Preserving the Handbook "feel"
The electronic version is about the same size as the print book, which gives it a charming handbook feel. However, the book cannot be resized, and this raises legibility issues. Illustrations on page e-57, for example, show rough and final drafts of a student paper in five point type, barely readable on the screen.

Customization
This digital textbook allows students to do all the things they might normally do to a print textbook: dog-ear pages, highlight passages, attach post-it notes, annotate. Unlike the print version, however, these digital markings can be automatically compiled and searched. This lets students and teachers create customized versions of the textbook. Grammar reference books in particular seem to call for customizability. When you type "grammar module" into the Google search engine it returns over one and a half million instances. Every major publisher of textbooks has a grammar book and most colleges and universities publish their own web-accessible reference work on the subject. Innumerable self-published works by teachers and editors are also available.

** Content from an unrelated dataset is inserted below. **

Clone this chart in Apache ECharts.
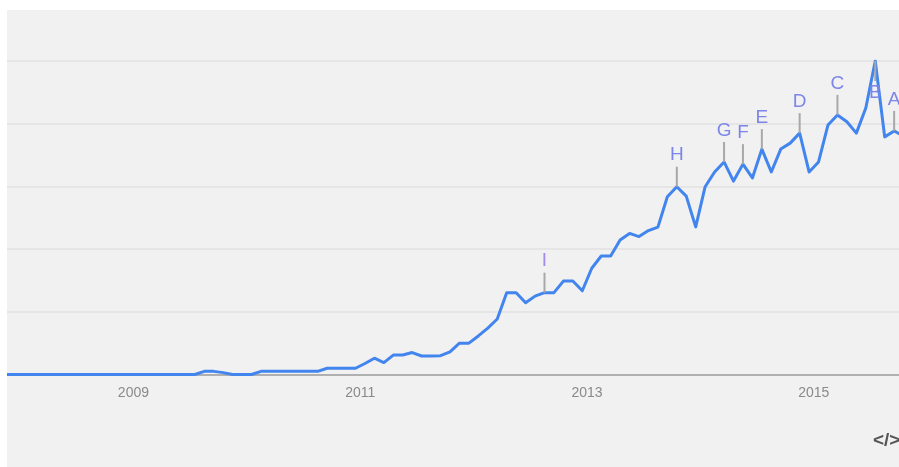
<!DOCTYPE html>
<html>
<head>
<meta charset="utf-8">
<script src="https://cdn.jsdelivr.net/npm/echarts@6/dist/echarts.min.js"></script>
<style>
  html, body { margin: 0; padding: 0; background: #ffffff; width: 899px; height: 467px; overflow: hidden; }
  #chart { position: absolute; left: 7px; top: 10px; width: 892px; height: 457px; background: #f1f1f1; }
</style>
</head>
<body>
<div id="chart"></div>
<script>
// Monthly interest values, starting November 2007
const startYear = 2007;
const startMonth = 11;
const interest = [
  0, 0, 0, 0, 0, 0, 0, 0, 0, 0, 0, 0, 0, 0, 0, 0, 0, 0, 0, 0, 0,
  1, 1, 0.6, 0, 0, 0,
  1, 1, 1, 1, 1, 1, 1,
  2, 2, 2, 2,
  3.5, 5.2, 3.8, 6.2, 6.2, 7, 5.9, 5.9, 6, 7.2,
  10, 10, 12.3, 14.8, 17.7, 26.1, 26.1, 22.9, 25, 26.1, 26.1, 29.8, 29.8, 26.7,
  33.9, 37.8, 37.8, 42.9, 45, 44, 45.9, 47, 56.7, 59.9, 56.9, 47.1, 59.9,
  64.6, 67.8, 61.7, 67.1, 62.7, 71.9, 64.6, 71.9, 73.8, 77, 64.6, 67.8,
  79.6, 82.8, 80.6, 77, 85, 100, 75.8, 77.7, 76
];
// Annotation flags: letter, month index into interest, placed below the point?
const flagLetters = ['I', 'H', 'G', 'F', 'E', 'D', 'C', 'B', 'A'];
const flagMonths  = [57, 71, 76, 78, 80, 84, 88, 92, 94];
const flagBelow   = [false, false, false, false, false, false, false, true, false];
// Year tick labels
const yearTicks = [2009, 2011, 2013, 2015];

function monthPos(i) {
  // middle of month i counted from the start month
  return startYear + (startMonth - 1 + i + 0.5) / 12;
}

const lineData = interest.map((v, i) => [monthPos(i), v]);
const flagData = flagLetters.map((l, k) => [monthPos(flagMonths[k]), interest[flagMonths[k]], l, flagBelow[k] ? 1 : 0]);

const chart = echarts.init(document.getElementById('chart'), null, { renderer: 'canvas' });
chart.setOption({
  backgroundColor: 'transparent',
  animation: false,
  grid: { left: 0, right: 0, top: 51, bottom: 92.5, containLabel: false },
  xAxis: {
    type: 'value',
    min: 2007.88514,
    max: 2015.7511,
    axisLine: { show: true, onZero: false, lineStyle: { color: '#b0b0b0', width: 2 } },
    axisTick: { show: false },
    splitLine: { show: false },
    axisLabel: {
      customValues: yearTicks,
      formatter: v => String(Math.round(v)),
      color: '#8a8a8a',
      fontSize: 14,
      fontFamily: 'Liberation Sans, Arial, sans-serif',
      margin: 12
    }
  },
  yAxis: {
    type: 'value',
    min: 0,
    max: 100,
    interval: 20,
    axisLine: { show: false },
    axisTick: { show: false },
    axisLabel: { show: false },
    splitLine: { show: true, lineStyle: { color: '#e5e5e5', width: 2 } }
  },
  graphic: [{
    type: 'text',
    left: 866,
    top: 421,
    style: { text: '</>', fill: '#555555', font: 'bold 19px "Liberation Sans", Arial, sans-serif' }
  }],
  series: [{
    type: 'line',
    data: lineData,
    symbol: 'none',
    clip: true,
    lineStyle: { color: '#4285ee', width: 3, join: 'round' },
    z: 3
  }, {
    type: 'custom',
    data: flagData,
    z: 5,
    clip: false,
    renderItem: function (params, api) {
      const p = api.coord([api.value(0), api.value(1)]);
      const below = api.value(3) === 1;
      const dir = below ? 1 : -1;
      const letter = flagLetters[params.dataIndex];
      return {
        type: 'group',
        children: [{
          type: 'line',
          shape: { x1: p[0], y1: p[1], x2: p[0], y2: p[1] + dir * 20 },
          style: { stroke: '#a8a8a8', lineWidth: 2 }
        }, {
          type: 'text',
          style: {
            x: p[0],
            y: p[1] + dir * 22,
            text: letter,
            fill: letter === 'I' ? '#a58ae8' : '#7c86e8',
            font: '19px "Liberation Sans", Arial, sans-serif',
            textAlign: 'center',
            textVerticalAlign: below ? 'top' : 'bottom'
          }
        }]
      };
    }
  }]
});
</script>
</body>
</html>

I'd like to suggest that this profile represents a tip of the iceberg view of this particular subject area. I've selected the Bedford Handbook because it represents a standard of excellence and because its best-selling print ancestor allows us to compare/contrast print and digital versions. However, a cursory review of offerings available online (in many cases for free) indicates that there are other excellent examples and that the grammar unit is a good case-in-point for the diversity and customizability engendered by digital media.

I'm interested to hear from readers on this subject. Do you use customized digital assets to teach grammar? And if so, what have you found to be most useful? Are there resources you can point to that specifically address dyslexic students, ESL students, sight impaired students, or other special cases? Is a comprehensive resource like The Bedford Handbook more useful for you or do you assemble your own collection of reference material?